Clustering

Clustering enables a multi-node deployment against a shared repository. The content (database) and blob storage are shared, while each node keeps its own search index and temporary area. Nodes coordinate through database leases (locks) and a journal that replays transactions across nodes.

Configuration

Repository

# <repository>/etc/repository.yml
cluster:
  enabled: true
  nodeId: node-1   # optional; unique per node

Override per node with the env var CMS_CLUSTER_NODE_ID, or framework properties org.mintjams.jcr.cluster.nodeId / org.mintjams.jcr.cluster.enabled. If nodeId is omitted, the host name is used (or a random id).

Workspace (shared storage)

# <workspace>/etc/jcr/jcr.yml
datasource:
  jdbcURL: jdbc:postgresql://db:5432/jcr_${workspace.name}
  username: jcr
  password: secret
  driverClassName: org.postgresql.Driver
blobstore:
  type: fs
  directory: /mnt/shared/cms/blobs/${workspace.name}
search:
  indexPath: /var/lib/cms/search/${workspace.name}   # node-local fast storage

Variables such as ${repository.home}, ${workspace.name} and ${cluster.nodeId} are substituted. The search index is kept per node and rebuilt automatically from content if empty.

Where persistent state lives

State	Standalone (default)	Clustered
Content, ACLs, journal	embedded H2	shared DB (e.g. PostgreSQL), one DB per workspace
Blobs (binaries)	local files	shared storage (NFS, etc.)
Full-text search index	local	node-local

Files that must be identical on every node

The following "identity files" must be identical across all nodes (auto-generated on first boot; do not regenerate on the second and later nodes — copy them from the first):

secrets/secret-key.yml (encryption key for stored secrets)
etc/boot.id (repository identifier; used to derive keys for masked values)
etc/idp-keystore.p12 / etc/sp-keystore.p12 (SAML keys)
etc/idp.yml / etc/saml2.yml

The recommended approach is to put the repository directory on shared storage (so etc/ and secrets/ are shared automatically). The temporary directory (tmp/) is wiped at startup, so in a cluster it automatically uses tmp/nodes/<nodeId> and must not be shared.

Journal & coordination

Every transaction is recorded in a journal, and each node's poller (every 2 seconds) replays transactions from other nodes. This makes cache invalidation, index updates and OSGi events (Camel route redeployment, CMS events, SSE/GraphQL subscriptions) cluster-aware.
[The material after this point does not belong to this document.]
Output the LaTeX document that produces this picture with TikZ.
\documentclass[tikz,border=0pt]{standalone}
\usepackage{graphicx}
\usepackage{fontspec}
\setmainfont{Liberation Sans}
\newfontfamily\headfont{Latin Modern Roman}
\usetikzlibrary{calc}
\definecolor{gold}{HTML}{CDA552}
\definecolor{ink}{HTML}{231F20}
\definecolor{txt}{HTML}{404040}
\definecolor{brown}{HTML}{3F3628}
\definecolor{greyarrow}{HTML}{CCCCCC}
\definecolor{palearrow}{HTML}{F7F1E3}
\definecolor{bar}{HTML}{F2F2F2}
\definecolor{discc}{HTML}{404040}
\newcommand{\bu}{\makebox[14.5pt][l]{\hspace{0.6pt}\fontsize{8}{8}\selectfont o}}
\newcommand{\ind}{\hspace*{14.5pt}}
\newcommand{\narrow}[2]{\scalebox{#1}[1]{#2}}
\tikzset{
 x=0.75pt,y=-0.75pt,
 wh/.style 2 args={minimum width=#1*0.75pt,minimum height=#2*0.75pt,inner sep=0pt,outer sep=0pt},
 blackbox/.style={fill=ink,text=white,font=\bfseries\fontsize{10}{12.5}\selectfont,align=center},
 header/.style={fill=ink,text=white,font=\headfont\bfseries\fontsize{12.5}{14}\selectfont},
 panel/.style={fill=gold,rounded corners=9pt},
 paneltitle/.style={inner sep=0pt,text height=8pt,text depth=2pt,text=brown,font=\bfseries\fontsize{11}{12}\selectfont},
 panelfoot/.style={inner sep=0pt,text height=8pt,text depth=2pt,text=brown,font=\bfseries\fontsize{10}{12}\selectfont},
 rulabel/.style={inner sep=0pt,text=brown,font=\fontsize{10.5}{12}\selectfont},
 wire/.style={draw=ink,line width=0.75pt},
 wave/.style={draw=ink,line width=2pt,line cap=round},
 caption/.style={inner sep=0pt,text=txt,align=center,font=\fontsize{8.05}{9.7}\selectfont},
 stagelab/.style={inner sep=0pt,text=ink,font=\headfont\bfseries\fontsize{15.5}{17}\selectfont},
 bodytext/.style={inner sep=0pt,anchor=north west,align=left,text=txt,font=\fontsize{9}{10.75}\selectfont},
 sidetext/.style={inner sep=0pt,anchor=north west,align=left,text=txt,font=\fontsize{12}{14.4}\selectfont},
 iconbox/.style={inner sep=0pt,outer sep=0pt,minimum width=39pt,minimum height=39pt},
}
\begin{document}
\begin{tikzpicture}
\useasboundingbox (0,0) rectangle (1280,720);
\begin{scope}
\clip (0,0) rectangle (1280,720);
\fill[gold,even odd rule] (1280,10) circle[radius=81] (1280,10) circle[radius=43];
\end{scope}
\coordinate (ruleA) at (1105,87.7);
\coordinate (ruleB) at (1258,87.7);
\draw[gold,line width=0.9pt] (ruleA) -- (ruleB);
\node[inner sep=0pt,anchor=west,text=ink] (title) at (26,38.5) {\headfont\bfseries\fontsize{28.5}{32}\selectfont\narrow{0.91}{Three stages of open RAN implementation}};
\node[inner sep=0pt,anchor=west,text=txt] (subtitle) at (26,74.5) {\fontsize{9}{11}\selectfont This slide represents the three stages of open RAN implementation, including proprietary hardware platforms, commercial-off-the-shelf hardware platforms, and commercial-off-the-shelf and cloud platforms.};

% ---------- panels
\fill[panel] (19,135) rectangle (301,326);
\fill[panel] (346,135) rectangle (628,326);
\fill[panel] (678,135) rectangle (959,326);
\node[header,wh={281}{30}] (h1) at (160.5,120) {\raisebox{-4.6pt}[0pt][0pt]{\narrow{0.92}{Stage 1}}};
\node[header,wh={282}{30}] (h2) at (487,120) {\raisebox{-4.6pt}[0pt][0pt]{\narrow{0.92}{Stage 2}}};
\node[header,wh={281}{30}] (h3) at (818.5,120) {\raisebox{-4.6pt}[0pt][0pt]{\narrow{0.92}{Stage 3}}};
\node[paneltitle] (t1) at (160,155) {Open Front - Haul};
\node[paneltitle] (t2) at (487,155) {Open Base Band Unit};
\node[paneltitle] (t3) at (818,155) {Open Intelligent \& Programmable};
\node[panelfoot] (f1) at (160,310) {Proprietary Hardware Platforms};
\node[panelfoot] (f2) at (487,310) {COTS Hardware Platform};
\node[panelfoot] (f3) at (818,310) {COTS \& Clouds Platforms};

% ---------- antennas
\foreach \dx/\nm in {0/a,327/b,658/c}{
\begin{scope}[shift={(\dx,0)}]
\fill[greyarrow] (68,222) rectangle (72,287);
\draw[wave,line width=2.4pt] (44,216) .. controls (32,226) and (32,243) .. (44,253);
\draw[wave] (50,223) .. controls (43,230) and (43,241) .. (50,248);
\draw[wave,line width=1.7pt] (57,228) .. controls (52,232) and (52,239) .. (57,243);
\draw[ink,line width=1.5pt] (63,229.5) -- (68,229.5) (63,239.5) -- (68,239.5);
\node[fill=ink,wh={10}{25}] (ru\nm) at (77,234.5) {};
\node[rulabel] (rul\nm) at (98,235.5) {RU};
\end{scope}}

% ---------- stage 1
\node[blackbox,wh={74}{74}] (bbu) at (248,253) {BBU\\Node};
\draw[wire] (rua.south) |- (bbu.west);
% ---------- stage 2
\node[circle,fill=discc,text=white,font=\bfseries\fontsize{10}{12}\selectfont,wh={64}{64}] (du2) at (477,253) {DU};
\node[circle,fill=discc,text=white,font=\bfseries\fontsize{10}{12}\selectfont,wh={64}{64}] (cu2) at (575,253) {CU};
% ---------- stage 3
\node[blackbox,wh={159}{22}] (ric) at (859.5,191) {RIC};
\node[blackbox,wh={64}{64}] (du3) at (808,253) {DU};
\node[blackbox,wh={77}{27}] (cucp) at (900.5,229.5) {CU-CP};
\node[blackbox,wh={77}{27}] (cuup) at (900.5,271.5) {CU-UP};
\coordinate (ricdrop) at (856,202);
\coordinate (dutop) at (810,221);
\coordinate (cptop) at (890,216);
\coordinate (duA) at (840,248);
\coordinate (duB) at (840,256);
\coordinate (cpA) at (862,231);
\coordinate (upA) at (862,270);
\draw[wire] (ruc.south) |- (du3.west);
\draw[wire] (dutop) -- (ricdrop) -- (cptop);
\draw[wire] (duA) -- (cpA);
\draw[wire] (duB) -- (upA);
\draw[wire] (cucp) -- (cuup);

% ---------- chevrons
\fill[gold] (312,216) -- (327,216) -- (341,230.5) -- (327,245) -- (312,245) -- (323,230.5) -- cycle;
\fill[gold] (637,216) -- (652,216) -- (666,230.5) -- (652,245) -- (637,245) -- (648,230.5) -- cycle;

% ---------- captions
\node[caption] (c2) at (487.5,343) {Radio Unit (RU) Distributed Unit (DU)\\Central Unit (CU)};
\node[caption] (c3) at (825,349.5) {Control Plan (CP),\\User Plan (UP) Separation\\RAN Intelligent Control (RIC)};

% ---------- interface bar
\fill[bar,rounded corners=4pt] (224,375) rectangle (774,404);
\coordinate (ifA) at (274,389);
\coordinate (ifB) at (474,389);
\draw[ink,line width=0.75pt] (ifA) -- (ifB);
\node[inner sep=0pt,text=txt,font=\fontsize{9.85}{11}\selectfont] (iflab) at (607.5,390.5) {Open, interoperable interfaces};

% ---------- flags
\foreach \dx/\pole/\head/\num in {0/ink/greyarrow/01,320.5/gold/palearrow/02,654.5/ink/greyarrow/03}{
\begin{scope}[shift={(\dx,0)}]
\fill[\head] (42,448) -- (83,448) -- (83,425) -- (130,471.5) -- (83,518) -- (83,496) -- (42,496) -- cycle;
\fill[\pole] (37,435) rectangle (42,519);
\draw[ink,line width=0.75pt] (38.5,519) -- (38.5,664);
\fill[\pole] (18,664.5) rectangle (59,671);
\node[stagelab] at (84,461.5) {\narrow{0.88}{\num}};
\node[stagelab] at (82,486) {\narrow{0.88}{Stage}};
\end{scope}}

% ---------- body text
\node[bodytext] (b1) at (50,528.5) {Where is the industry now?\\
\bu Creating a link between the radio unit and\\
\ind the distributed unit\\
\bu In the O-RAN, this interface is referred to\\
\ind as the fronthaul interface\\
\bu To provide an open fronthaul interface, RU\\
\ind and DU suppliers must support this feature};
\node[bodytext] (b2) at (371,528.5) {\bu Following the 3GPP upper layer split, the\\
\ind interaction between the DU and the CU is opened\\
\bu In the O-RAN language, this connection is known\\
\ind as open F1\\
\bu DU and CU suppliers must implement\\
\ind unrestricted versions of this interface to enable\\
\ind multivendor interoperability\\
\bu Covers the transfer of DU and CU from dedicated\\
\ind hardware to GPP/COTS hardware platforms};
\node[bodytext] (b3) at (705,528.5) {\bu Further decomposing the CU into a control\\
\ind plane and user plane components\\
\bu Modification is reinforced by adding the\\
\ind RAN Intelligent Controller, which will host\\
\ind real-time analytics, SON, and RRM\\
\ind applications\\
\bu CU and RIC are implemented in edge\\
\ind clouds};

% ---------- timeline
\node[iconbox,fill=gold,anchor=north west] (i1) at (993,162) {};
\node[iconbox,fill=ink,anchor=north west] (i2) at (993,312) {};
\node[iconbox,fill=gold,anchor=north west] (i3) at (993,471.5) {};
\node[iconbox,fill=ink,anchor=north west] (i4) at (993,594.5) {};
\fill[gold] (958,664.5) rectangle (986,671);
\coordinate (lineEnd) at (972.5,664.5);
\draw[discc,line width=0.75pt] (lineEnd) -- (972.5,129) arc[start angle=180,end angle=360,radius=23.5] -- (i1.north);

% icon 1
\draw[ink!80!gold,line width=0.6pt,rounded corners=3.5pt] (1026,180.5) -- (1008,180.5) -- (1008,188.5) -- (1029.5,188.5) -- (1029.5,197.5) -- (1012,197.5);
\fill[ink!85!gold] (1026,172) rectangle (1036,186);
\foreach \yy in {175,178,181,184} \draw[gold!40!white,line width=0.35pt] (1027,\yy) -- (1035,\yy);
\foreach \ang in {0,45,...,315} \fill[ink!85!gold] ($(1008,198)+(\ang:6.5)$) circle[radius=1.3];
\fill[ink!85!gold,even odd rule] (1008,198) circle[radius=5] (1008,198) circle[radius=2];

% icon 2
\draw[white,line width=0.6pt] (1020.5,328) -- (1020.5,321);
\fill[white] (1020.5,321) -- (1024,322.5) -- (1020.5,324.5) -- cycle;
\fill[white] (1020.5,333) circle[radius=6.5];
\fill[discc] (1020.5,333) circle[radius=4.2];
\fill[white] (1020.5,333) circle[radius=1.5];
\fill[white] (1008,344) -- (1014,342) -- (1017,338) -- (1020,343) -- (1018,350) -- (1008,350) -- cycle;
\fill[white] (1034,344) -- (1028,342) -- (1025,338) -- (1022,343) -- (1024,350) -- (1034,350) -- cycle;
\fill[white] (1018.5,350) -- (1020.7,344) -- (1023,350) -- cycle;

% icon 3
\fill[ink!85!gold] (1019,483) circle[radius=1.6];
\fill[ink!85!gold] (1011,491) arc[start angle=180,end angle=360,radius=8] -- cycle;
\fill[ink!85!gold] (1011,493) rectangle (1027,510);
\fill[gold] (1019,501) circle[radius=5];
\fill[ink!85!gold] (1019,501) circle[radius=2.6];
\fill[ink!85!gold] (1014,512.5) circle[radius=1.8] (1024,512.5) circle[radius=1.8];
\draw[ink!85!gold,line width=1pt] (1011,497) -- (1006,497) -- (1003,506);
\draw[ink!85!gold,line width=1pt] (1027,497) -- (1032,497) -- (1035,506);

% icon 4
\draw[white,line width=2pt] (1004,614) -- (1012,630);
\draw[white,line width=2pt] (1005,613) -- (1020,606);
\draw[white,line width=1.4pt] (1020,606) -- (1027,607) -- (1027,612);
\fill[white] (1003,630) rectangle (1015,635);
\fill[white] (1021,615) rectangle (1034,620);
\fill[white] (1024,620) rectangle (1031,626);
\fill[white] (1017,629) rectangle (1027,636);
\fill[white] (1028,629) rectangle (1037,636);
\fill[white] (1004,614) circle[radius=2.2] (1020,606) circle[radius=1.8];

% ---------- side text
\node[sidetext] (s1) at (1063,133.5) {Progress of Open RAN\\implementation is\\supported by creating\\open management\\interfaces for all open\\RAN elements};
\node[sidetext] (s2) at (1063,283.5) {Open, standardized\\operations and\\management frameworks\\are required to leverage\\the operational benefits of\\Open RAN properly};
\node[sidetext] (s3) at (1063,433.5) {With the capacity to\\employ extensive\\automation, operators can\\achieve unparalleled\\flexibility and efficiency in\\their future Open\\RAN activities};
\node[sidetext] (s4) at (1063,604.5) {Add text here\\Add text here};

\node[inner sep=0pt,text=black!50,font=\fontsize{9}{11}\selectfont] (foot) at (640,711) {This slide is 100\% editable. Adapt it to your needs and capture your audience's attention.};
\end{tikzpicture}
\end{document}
Coordination tables are created automatically:

jcr_cluster_nodes — node registry; refreshes last_heartbeat every 30s
jcr_cluster_locks — lease locks (with TTL, so a crash never blocks indefinitely)
jcr_cluster_signals — a signal bus for short-lived control notifications

Single-node work — workspace startup, blob cleanup, content deployment — is serialized with leases.

Procedure (overview)

Provision a PostgreSQL database per workspace for JCR (and one for BPM if used)
Install the PostgreSQL JDBC driver bundle into Felix
Put the repository directory on shared storage (at minimum, share blobstore.directory across nodes)
Configure each workspace's jcr.yml#datasource (and bpm.yml#jdbcURL if needed) identically on all nodes
Share the identity files across nodes (on first boot, start a single node alone)
Enable cluster.enabled and give each node a unique nodeId. Keep node clocks NTP-synchronized
Place the nodes behind a load balancer (sticky sessions recommended)

Single-execution task guards

To run a scheduled task as exactly one execution at a time — excluding overlapping executions on the same node and across cluster nodes alike — take a session-scoped JCR lock on a lock resource.
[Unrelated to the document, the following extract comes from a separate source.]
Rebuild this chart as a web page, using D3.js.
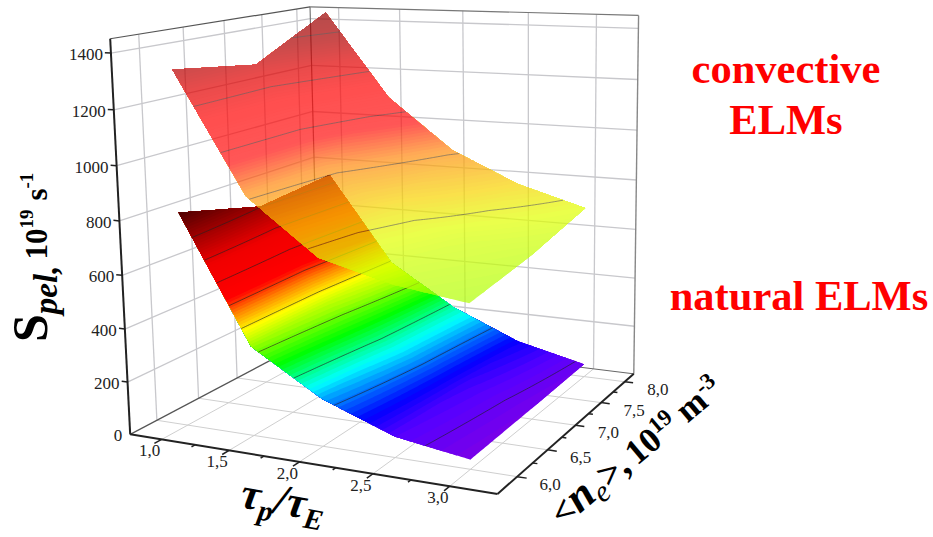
<!DOCTYPE html>
<html>
<head>
<meta charset="utf-8">
<script src="https://cdn.jsdelivr.net/npm/d3@7"></script>
<style>
body { margin: 0; background: #fff; }
text { font-family: "Liberation Serif", serif; }
</style>
</head>
<body>
<svg id="chart" width="933" height="537"></svg>
<script>
const xTicks = [1, 1.5, 2, 2.5, 3];
const yTicks = [6, 6.5, 7, 7.5, 8];
const zTicks = [0, 200, 400, 600, 800, 1000, 1200, 1400];

const tauValues = [1, 1.5, 2, 2.5, 3];
const neValues = [6, 7, 8];

const naturalZ = [
    [808, 337, 177, 77, 35],
    [722, 355, 215, 90, 42],
    [750, 394, 229, 115, 52]
];
const convectiveZ = [
    [1328, 890, 692, 624, 587],
    [1283, 915, 745, 672, 630],
    [1438, 1095, 892, 772, 695]
];

const naturalLevels = [60, 160, 240, 320, 400, 480, 560, 640, 720];
const convectiveLevels = [720, 880, 1040, 1200, 1360];

const naturalStops = [35, 77, 120, 170, 205, 280, 340, 390, 450, 500, 620, 700, 808];
const naturalColors = ["#7a00e8", "#5500ff", "#0000ff", "#0090ff", "#00ffff", "#00ff00", "#a0ff00", "#ffff00", "#ff8000", "#ff0000", "#f00000", "#b00000", "#500000"];
const convectiveStops = [587, 695, 772, 900, 1000, 1150, 1250, 1340, 1440];
const convectiveColors = ["#b0ff05", "#e2ff00", "#f8d400", "#ff8810", "#ff1010", "#ff0505", "#e00000", "#b00000", "#980000"];

const svg = d3.select("#chart");

// ranges of the box
const scX = d3.scaleLinear().domain([0.76, 3.3]).range([0, 1]);
const scY = d3.scaleLinear().domain([5.7, 8.2]).range([0, 1]);
const scZ = d3.scaleLinear().domain([0, 1450]).range([0, 1]);

// box corners on the picture, the camera is fitted to them
const boxCorners = [
    [0, 0, 0, 129, 435], [1, 0, 0, 498, 493], [1, 1, 0, 633, 375], [0, 1, 0, 320, 334],
    [0, 0, 1, 111, 39], [0, 1, 1, 309, 7], [1, 1, 1, 639, 15]
];

function fitCamera(corners) {
    let rows = [];
    corners.forEach(([X, Y, Z, u, v]) => {
        rows.push([X, Y, Z, 1, 0, 0, 0, 0, -u * X, -u * Y, -u * Z, u]);
        rows.push([0, 0, 0, 0, X, Y, Z, 1, -v * X, -v * Y, -v * Z, v]);
    });
    const n = 11;
    let m = d3.range(n).map(i => d3.range(n + 1).map(j =>
        d3.sum(rows, r => r[i] * r[j])));
    for (let i = 0; i < n; i++) {
        let best = i;
        for (let k = i + 1; k < n; k++) if (Math.abs(m[k][i]) > Math.abs(m[best][i])) best = k;
        [m[i], m[best]] = [m[best], m[i]];
        for (let k = 0; k < n; k++) {
            if (k === i) continue;
            const f = m[k][i] / m[i][i];
            for (let j = i; j <= n; j++) m[k][j] -= f * m[i][j];
        }
    }
    return m.map((r, i) => r[n] / r[i]);
}
const cam = fitCamera(boxCorners);

function project(x, y, z) {
    const X = scX(x), Y = scY(y), Z = scZ(z);
    const w = cam[8] * X + cam[9] * Y + cam[10] * Z + 1;
    return [
        (cam[0] * X + cam[1] * Y + cam[2] * Z + cam[3]) / w,
        (cam[4] * X + cam[5] * Y + cam[6] * Z + cam[7]) / w
    ];
}

function segment(a, b, color, width, parent) {
    const p = project(...a), q = project(...b);
    parent.append("line")
        .attr("x1", p[0]).attr("y1", p[1]).attr("x2", q[0]).attr("y2", q[1])
        .attr("stroke", color).attr("stroke-width", width);
}

function drawBox() {
    const g = svg.append("g");
    const [x0, x1] = scX.domain(), [y0, y1] = scY.domain(), z1 = scZ.domain()[1];
    const grid = "#c8c8cc";
    xTicks.forEach(x => {
        segment([x, y0, 0], [x, y1, 0], "#cfcfcf", 1, g);
        segment([x, y1, 0], [x, y1, z1], grid, 1.3, g);
    });
    yTicks.forEach(y => {
        segment([x0, y, 0], [x1, y, 0], "#cfcfcf", 1, g);
        segment([x0, y, 0], [x0, y, z1], grid, 1.3, g);
    });
    zTicks.slice(1).forEach(z => {
        segment([x0, y0, z], [x0, y1, z], grid, 1.3, g);
        segment([x0, y1, z], [x1, y1, z], grid, 1.3, g);
    });
    segment([x0, y1, 0], [x0, y1, z1], "#777", 1.2, g);
    segment([x1, y1, 0], [x1, y1, z1], "#888", 1.4, g);
    segment([x0, y0, z1], [x0, y1, z1], "#555", 1.2, g);
    segment([x0, y1, z1], [x1, y1, z1], "#777", 1.2, g);
    segment([x0, y1, 0], [x1, y1, 0], "#666", 1, g);
    segment([x0, y0, 0], [x0, y1, 0], "#555", 1.2, g);
}

function drawAxes() {
    const g = svg.append("g");
    const [x0, x1] = scX.domain(), [y0, y1] = scY.domain(), z1 = scZ.domain()[1];
    segment([x0, y0, 0], [x1, y0, 0], "#222", 2, g);
    segment([x1, y0, 0], [x1, y1, 0], "#222", 2, g);
    segment([x0, y0, 0], [x0, y0, z1], "#222", 2, g);

    xTicks.forEach((x, i) => {
        segment([x, y0, 0], [x, y0 - 0.08, 0], "#222", 1.5, g);
        if (i < xTicks.length - 1) segment([x + 0.25, y0, 0], [x + 0.25, y0 - 0.04, 0], "#222", 1.5, g);
        const p = project(x, y0, 0);
        g.append("text").attr("x", p[0] - 12).attr("y", p[1] + 17)
            .attr("text-anchor", "middle").attr("font-size", 17).attr("fill", "#222")
            .text(d3.format(".1f")(x).replace(".", ","));
    });
    yTicks.forEach((y, i) => {
        segment([x1, y, 0], [x1 + 0.06, y, 0], "#222", 1.5, g);
        if (i < yTicks.length - 1) segment([x1, y + 0.25, 0], [x1 + 0.03, y + 0.25, 0], "#222", 1.5, g);
        const p = project(x1, y, 0);
        g.append("text").attr("x", p[0] + 33).attr("y", p[1] + 13)
            .attr("text-anchor", "middle").attr("font-size", 17).attr("fill", "#222")
            .text(d3.format(".1f")(y).replace(".", ","));
    });
    zTicks.forEach(z => {
        if (z > 0) segment([x0, y0, z], [x0 - 0.045, y0, z], "#222", 1.5, g);
        const p = project(x0, y0, z);
        g.append("text").attr("x", p[0] - 8).attr("y", p[1] + 7)
            .attr("text-anchor", "end").attr("font-size", 17).attr("fill", "#222")
            .text(z);
    });
}

// height between the read grid points, needed for the smooth colour bands
function surfaceAt(rows, x, y) {
    const c = Math.min(d3.bisectRight(tauValues, x) - 1, tauValues.length - 2);
    const r = Math.min(d3.bisectRight(neValues, y) - 1, neValues.length - 2);
    const fc = (x - tauValues[c]) / (tauValues[c + 1] - tauValues[c]);
    const fr = (y - neValues[r]) / (neValues[r + 1] - neValues[r]);
    return (rows[r][c] * (1 - fc) + rows[r][c + 1] * fc) * (1 - fr)
        + (rows[r + 1][c] * (1 - fc) + rows[r + 1][c + 1] * fc) * fr;
}

function onEdge(pt, nx, ny) {
    return pt[0] <= 0 || pt[0] >= nx || pt[1] <= 0 || pt[1] >= ny;
}

function drawSurface(rows, stops, colors, levels, alpha) {
    const nx = 161, ny = 81;
    const colX = d3.scaleLinear().domain([0.5, nx - 0.5]).range(d3.extent(tauValues)).clamp(true);
    const rowY = d3.scaleLinear().domain([0.5, ny - 0.5]).range(d3.extent(neValues)).clamp(true);

    let values = [];
    for (let j = 0; j < ny; j++) {
        for (let i = 0; i < nx; i++) values.push(surfaceAt(rows, colX(i + 0.5), rowY(j + 0.5)));
    }
    const [lo, hi] = d3.extent(values);
    const color = d3.scaleLinear().domain(stops).range(colors).clamp(true);
    const step = (hi - lo) / 90;

    const g = svg.append("g").style("opacity", alpha);
    const contours = d3.contours().size([nx, ny]);

    d3.range(lo - 1, hi, step).forEach(level => {
        const shape = contours.thresholds([level])(values)[0];
        let path = "";
        shape.coordinates.forEach(poly => poly.forEach(ring => {
            ring.forEach((pt, k) => {
                const x = colX(pt[0]), y = rowY(pt[1]);
                const p = project(x, y, surfaceAt(rows, x, y));
                path += (k ? "L" : "M") + p[0].toFixed(2) + "," + p[1].toFixed(2);
            });
            path += "Z";
        }));
        g.append("path").attr("d", path).attr("fill", color(level + step / 2)).attr("fill-rule", "evenodd");
    });

    // contour lines, rings are cut where they run along the border of the surface
    levels.forEach(level => {
        const shape = contours.thresholds([level])(values)[0];
        let path = "";
        shape.coordinates.forEach(poly => poly.forEach(ring => {
            let pen = false;
            ring.forEach(pt => {
                if (onEdge(pt, nx, ny)) { pen = false; return; }
                const p = project(colX(pt[0]), rowY(pt[1]), level);
                path += (pen ? "L" : "M") + p[0].toFixed(2) + "," + p[1].toFixed(2);
                pen = true;
            });
        }));
        g.append("path").attr("d", path).attr("fill", "none")
            .attr("stroke", "#222").attr("stroke-opacity", 0.7).attr("stroke-width", 0.9);
    });
}

function drawLabels() {
    const red = "#ff0000";
    [["convective", 786, 83], ["ELMs", 786, 134], ["natural ELMs", 799, 310]].forEach(d => {
        svg.append("text").attr("x", d[1]).attr("y", d[2]).attr("text-anchor", "middle")
            .attr("font-size", 42.5).attr("font-weight", "bold").attr("fill", red).text(d[0]);
    });

    let yLabel = svg.append("text").attr("transform", "translate(47,342) rotate(-90)")
        .attr("font-weight", "bold").attr("fill", "#000");
    yLabel.append("tspan").attr("font-size", 50).text("S");
    yLabel.append("tspan").attr("font-size", 33).attr("font-style", "italic").attr("dy", 10).text("pel,");
    yLabel.append("tspan").attr("font-size", 31).attr("dy", -10).attr("dx", 6).text("10");
    yLabel.append("tspan").attr("font-size", 19).attr("dy", -14).text("19");
    yLabel.append("tspan").attr("font-size", 31).attr("dy", 14).attr("dx", 9).text("s");
    yLabel.append("tspan").attr("font-size", 19).attr("dy", -14).text("-1");

    let xLabel = svg.append("text").attr("transform", "translate(239,507) rotate(10)")
        .attr("font-weight", "bold").attr("font-style", "italic").attr("fill", "#000");
    xLabel.append("tspan").attr("font-size", 44).text("τ");
    xLabel.append("tspan").attr("font-size", 29).attr("dy", 9).text("p");
    xLabel.append("tspan").attr("font-size", 44).attr("dy", -9).text("/τ");
    xLabel.append("tspan").attr("font-size", 29).attr("dy", 9).text("E");

    let neLabel = svg.append("text").attr("transform", "translate(563,528) rotate(-40)")
        .attr("font-weight", "bold").attr("fill", "#000");
    neLabel.append("tspan").attr("font-size", 38).attr("font-style", "italic").text("<");
    neLabel.append("tspan").attr("font-size", 44).attr("font-style", "italic").text("n");
    neLabel.append("tspan").attr("font-size", 30).attr("font-style", "italic").attr("font-weight", "normal").attr("dy", 7).text("e");
    neLabel.append("tspan").attr("font-size", 38).attr("font-style", "italic").attr("dy", -7).text(">");
    neLabel.append("tspan").attr("font-size", 38).text(",");
    neLabel.append("tspan").attr("font-size", 35).attr("dx", 6).text("10");
    neLabel.append("tspan").attr("font-size", 23).attr("dy", -12).text("19");
    neLabel.append("tspan").attr("font-size", 35).attr("dy", 12).attr("dx", 8).text("m");
    neLabel.append("tspan").attr("font-size", 23).attr("dy", -12).text("-3");
}

drawBox();
drawSurface(naturalZ, naturalStops, naturalColors, naturalLevels, 1);
drawSurface(convectiveZ, convectiveStops, convectiveColors, convectiveLevels, 0.7);
drawAxes();
drawLabels();
</script>
</body>
</html>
def lock = repositorySession.getResource("/var/locks/nightly-report")
        .tryLock(false, true, 600)
if (lock != null) {
    try {
        // ... exactly one execution at a time ...
    } finally {
        lock.unlock()
    }
}

Lock state lives in the workspace database, so the same code runs unchanged in standalone and clustered deployments. The lock is released automatically when the session ends, and the timeout (seconds) bounds how long a crashed node can keep it. For cluster information, cluster.isClusterEnabled(), cluster.nodeId and cluster.listMembers() are available.

Monitoring

Use the GraphQL cluster query (admin), or the Cluster card in the Dashboard Operations section, to review each node's heartbeat (liveness). A node silent for three intervals (~90s) is logged as a warning.

Cautions

Clock skew breaks the stability window (10s). NTP synchronization is required.
External databases and blob storage are not auto-managed. Cleaning up the DB/blobs after deleting a workspace, and clearing the DB before recreating one of the same name, are manual steps.
The search index is per-node and not replicated (it rebuilds automatically when empty).